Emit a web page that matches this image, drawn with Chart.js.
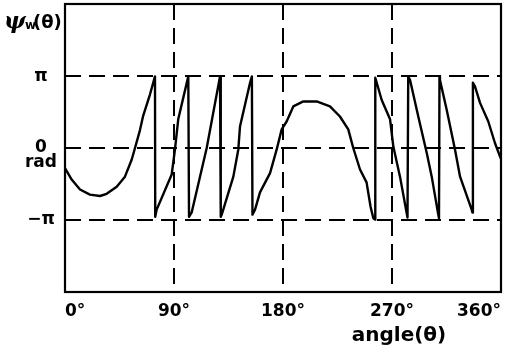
<!DOCTYPE html>
<html>
<head>
<meta charset="utf-8">
<script src="https://cdn.jsdelivr.net/npm/chart.js"></script>
<style>
html, body { margin: 0; padding: 0; background: #fff; }
#wrap { width: 509px; height: 353px; }
</style>
</head>
<body>
<div id="wrap"><canvas id="phase_chart"></canvas></div>
<script>
// angle in degrees, phase in units of pi
const angles = [
    0, 5.5, 12.4, 20.6, 28.9, 34.4, 42.7, 49.5, 55.1, 57.8, 61.9, 64.4, 70.2, 74.3,
    74.5, 75.7, 88.1, 90.8, 93.5, 101.8,
    102.4, 104.6, 117.0, 128.0,
    128.6, 129.4, 139.0, 143.1, 144.5, 152.8, 154.3,
    154.8, 156.9, 161.0, 169.3, 174.8, 178.9, 183.0, 188.5, 196.8, 207.8, 218.8, 227.0,
    233.9, 238.0, 243.6, 249.0, 252.3, 254.6, 256.0,
    256.2, 261.5, 268.4, 271.1, 276.6, 282.8,
    283.4, 284.9, 291.7, 298.7, 302.8, 308.2, 308.8,
    309.2, 309.6, 315.2, 322.0, 326.2, 335.8, 336.4,
    336.8, 338.5, 342.7, 349.5, 355.0, 359.2, 360
];
const phase = [
    -0.28, -0.44, -0.58, -0.65, -0.67, -0.64, -0.54, -0.40, -0.16, 0, 0.25, 0.44, 0.75, 1.0,
    -0.96, -0.86, -0.37, -0.02, 0.40, 1.0,
    -0.96, -0.90, 0, 1.0,
    -0.96, -0.93, -0.40, -0.02, 0.30, 0.91, 1.0,
    -0.93, -0.86, -0.62, -0.35, -0.02, 0.26, 0.37, 0.58, 0.65, 0.65, 0.58, 0.44,
    0.26, 0, -0.30, -0.48, -0.82, -0.98, -1.0,
    0.98, 0.67, 0.40, 0.02, -0.40, -0.97,
    1.0, 0.95, 0.44, -0.07, -0.40, -0.93, -0.98,
    1.0, 0.95, 0.53, -0.02, -0.40, -0.86, -0.90,
    0.91, 0.86, 0.63, 0.37, 0.07, -0.12, -0.15
];
const xTicks = [0, 90, 180, 270, 360];
const xTickLabels = ['0°', '90°', '180°', '270°', '360°'];
const yTicks = [-1, 0, 1];
const yTickLabels = ['−π', ['', '0', 'rad'], 'π'];

const FONT = "'DejaVu Sans', sans-serif";

// solid frame around the plot area
const framePlugin = {
    id: 'frame',
    afterDraw(chart) {
        const { ctx, chartArea: a } = chart;
        ctx.save();
        ctx.strokeStyle = '#000';
        ctx.lineWidth = 2.2;
        ctx.strokeRect(a.left, a.top, a.right - a.left, a.bottom - a.top);
        ctx.restore();
    }
};

// axis titles: psi_w(theta) top-left, angle(theta) under the x labels
const titlesPlugin = {
    id: 'titles',
    afterDraw(chart) {
        const { ctx, chartArea: a } = chart;
        ctx.save();
        ctx.fillStyle = '#000';
        ctx.textBaseline = 'alphabetic';
        ctx.textAlign = 'left';
        ctx.font = "bold italic 23px 'DejaVu Serif', serif";
        ctx.fillText('ψ', a.left - 61, a.top + 24);
        ctx.font = 'bold 12px ' + FONT;
        ctx.fillText('w', a.left - 40, a.top + 25);
        ctx.font = 'bold 18px ' + FONT;
        ctx.fillText('(θ)', a.left - 32, a.top + 24);

        ctx.font = 'bold 20px ' + FONT;
        ctx.textAlign = 'center';
        ctx.fillText('angle(θ)', a.right - 102, a.bottom + 49);
        ctx.restore();
    }
};

new Chart(document.getElementById('phase_chart'), {
    type: 'line',
    data: {
        datasets: [{
            data: angles.map((a, i) => ({ x: a, y: phase[i] })),
            borderColor: '#000',
            borderWidth: 2.4,
            borderJoinStyle: 'round',
            borderCapStyle: 'round',
            pointRadius: 0,
            tension: 0,
            fill: false
        }]
    },
    options: {
        responsive: true,
        maintainAspectRatio: false,
        animation: false,
        devicePixelRatio: 1,
        layout: { padding: { left: 0, right: 8, top: 4, bottom: 0 } },
        plugins: {
            legend: { display: false },
            tooltip: { enabled: false }
        },
        scales: {
            x: {
                type: 'linear',
                min: 0,
                max: 360,
                afterBuildTicks: s => { s.ticks = xTicks.map(v => ({ value: v })); },
                afterFit: s => { s.height = 61; s.paddingLeft = 0; s.paddingRight = 0; },
                grid: { color: '#000', lineWidth: 2, drawTicks: false },
                border: { display: false, dash: [16, 8] },
                ticks: {
                    align: 'inner',
                    padding: 9,
                    color: '#000',
                    maxRotation: 0,
                    font: { family: FONT, size: 17, weight: 'bold' },
                    callback: v => xTickLabels[xTicks.indexOf(v)]
                }
            },
            y: {
                type: 'linear',
                min: -2.01,
                max: 2.01,
                afterBuildTicks: s => { s.ticks = yTicks.map(v => ({ value: v })); },
                afterFit: s => { s.width = 65; s.paddingTop = 0; s.paddingBottom = 0; },
                grid: { color: '#000', lineWidth: 2, drawTicks: false },
                border: { display: false, dash: [16, 8] },
                ticks: {
                    crossAlign: 'center',
                    padding: 8,
                    color: '#000',
                    font: { family: FONT, size: 17, weight: 'bold', lineHeight: 0.85 },
                    callback: v => yTickLabels[yTicks.indexOf(v)]
                }
            }
        }
    },
    plugins: [framePlugin, titlesPlugin]
});
</script>
</body>
</html>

***

**TASK REQUIREMENTS**
Take the listing above and restate it word for word, without its pictures.

**FINISHED TASK**
Emit a web page that matches this image, drawn with Chart.js.
<!DOCTYPE html>
<html>
<head>
<meta charset="utf-8">
<script src="https://cdn.jsdelivr.net/npm/chart.js"></script>
<style>
html, body { margin: 0; padding: 0; background: #fff; }
#wrap { width: 509px; height: 353px; }
</style>
</head>
<body>
<div id="wrap"><canvas id="phase_chart"></canvas></div>
<script>
// angle in degrees, phase in units of pi
const angles = [
    0, 5.5, 12.4, 20.6, 28.9, 34.4, 42.7, 49.5, 55.1, 57.8, 61.9, 64.4, 70.2, 74.3,
    74.5, 75.7, 88.1, 90.8, 93.5, 101.8,
    102.4, 104.6, 117.0, 128.0,
    128.6, 129.4, 139.0, 143.1, 144.5, 152.8, 154.3,
    154.8, 156.9, 161.0, 169.3, 174.8, 178.9, 183.0, 188.5, 196.8, 207.8, 218.8, 227.0,
    233.9, 238.0, 243.6, 249.0, 252.3, 254.6, 256.0,
    256.2, 261.5, 268.4, 271.1, 276.6, 282.8,
    283.4, 284.9, 291.7, 298.7, 302.8, 308.2, 308.8,
    309.2, 309.6, 315.2, 322.0, 326.2, 335.8, 336.4,
    336.8, 338.5, 342.7, 349.5, 355.0, 359.2, 360
];
const phase = [
    -0.28, -0.44, -0.58, -0.65, -0.67, -0.64, -0.54, -0.40, -0.16, 0, 0.25, 0.44, 0.75, 1.0,
    -0.96, -0.86, -0.37, -0.02, 0.40, 1.0,
    -0.96, -0.90, 0, 1.0,
    -0.96, -0.93, -0.40, -0.02, 0.30, 0.91, 1.0,
    -0.93, -0.86, -0.62, -0.35, -0.02, 0.26, 0.37, 0.58, 0.65, 0.65, 0.58, 0.44,
    0.26, 0, -0.30, -0.48, -0.82, -0.98, -1.0,
    0.98, 0.67, 0.40, 0.02, -0.40, -0.97,
    1.0, 0.95, 0.44, -0.07, -0.40, -0.93, -0.98,
    1.0, 0.95, 0.53, -0.02, -0.40, -0.86, -0.90,
    0.91, 0.86, 0.63, 0.37, 0.07, -0.12, -0.15
];
const xTicks = [0, 90, 180, 270, 360];
const xTickLabels = ['0°', '90°', '180°', '270°', '360°'];
const yTicks = [-1, 0, 1];
const yTickLabels = ['−π', ['', '0', 'rad'], 'π'];

const FONT = "'DejaVu Sans', sans-serif";

// solid frame around the plot area
const framePlugin = {
    id: 'frame',
    afterDraw(chart) {
        const { ctx, chartArea: a } = chart;
        ctx.save();
        ctx.strokeStyle = '#000';
        ctx.lineWidth = 2.2;
        ctx.strokeRect(a.left, a.top, a.right - a.left, a.bottom - a.top);
        ctx.restore();
    }
};

// axis titles: psi_w(theta) top-left, angle(theta) under the x labels
const titlesPlugin = {
    id: 'titles',
    afterDraw(chart) {
        const { ctx, chartArea: a } = chart;
        ctx.save();
        ctx.fillStyle = '#000';
        ctx.textBaseline = 'alphabetic';
        ctx.textAlign = 'left';
        ctx.font = "bold italic 23px 'DejaVu Serif', serif";
        ctx.fillText('ψ', a.left - 61, a.top + 24);
        ctx.font = 'bold 12px ' + FONT;
        ctx.fillText('w', a.left - 40, a.top + 25);
        ctx.font = 'bold 18px ' + FONT;
        ctx.fillText('(θ)', a.left - 32, a.top + 24);

        ctx.font = 'bold 20px ' + FONT;
        ctx.textAlign = 'center';
        ctx.fillText('angle(θ)', a.right - 102, a.bottom + 49);
        ctx.restore();
    }
};

new Chart(document.getElementById('phase_chart'), {
    type: 'line',
    data: {
        datasets: [{
            data: angles.map((a, i) => ({ x: a, y: phase[i] })),
            borderColor: '#000',
            borderWidth: 2.4,
            borderJoinStyle: 'round',
            borderCapStyle: 'round',
            pointRadius: 0,
            tension: 0,
            fill: false
        }]
    },
    options: {
        responsive: true,
        maintainAspectRatio: false,
        animation: false,
        devicePixelRatio: 1,
        layout: { padding: { left: 0, right: 8, top: 4, bottom: 0 } },
        plugins: {
            legend: { display: false },
            tooltip: { enabled: false }
        },
        scales: {
            x: {
                type: 'linear',
                min: 0,
                max: 360,
                afterBuildTicks: s => { s.ticks = xTicks.map(v => ({ value: v })); },
                afterFit: s => { s.height = 61; s.paddingLeft = 0; s.paddingRight = 0; },
                grid: { color: '#000', lineWidth: 2, drawTicks: false },
                border: { display: false, dash: [16, 8] },
                ticks: {
                    align: 'inner',
                    padding: 9,
                    color: '#000',
                    maxRotation: 0,
                    font: { family: FONT, size: 17, weight: 'bold' },
                    callback: v => xTickLabels[xTicks.indexOf(v)]
                }
            },
            y: {
                type: 'linear',
                min: -2.01,
                max: 2.01,
                afterBuildTicks: s => { s.ticks = yTicks.map(v => ({ value: v })); },
                afterFit: s => { s.width = 65; s.paddingTop = 0; s.paddingBottom = 0; },
                grid: { color: '#000', lineWidth: 2, drawTicks: false },
                border: { display: false, dash: [16, 8] },
                ticks: {
                    crossAlign: 'center',
                    padding: 8,
                    color: '#000',
                    font: { family: FONT, size: 17, weight: 'bold', lineHeight: 0.85 },
                    callback: v => yTickLabels[yTicks.indexOf(v)]
                }
            }
        }
    },
    plugins: [framePlugin, titlesPlugin]
});
</script>
</body>
</html>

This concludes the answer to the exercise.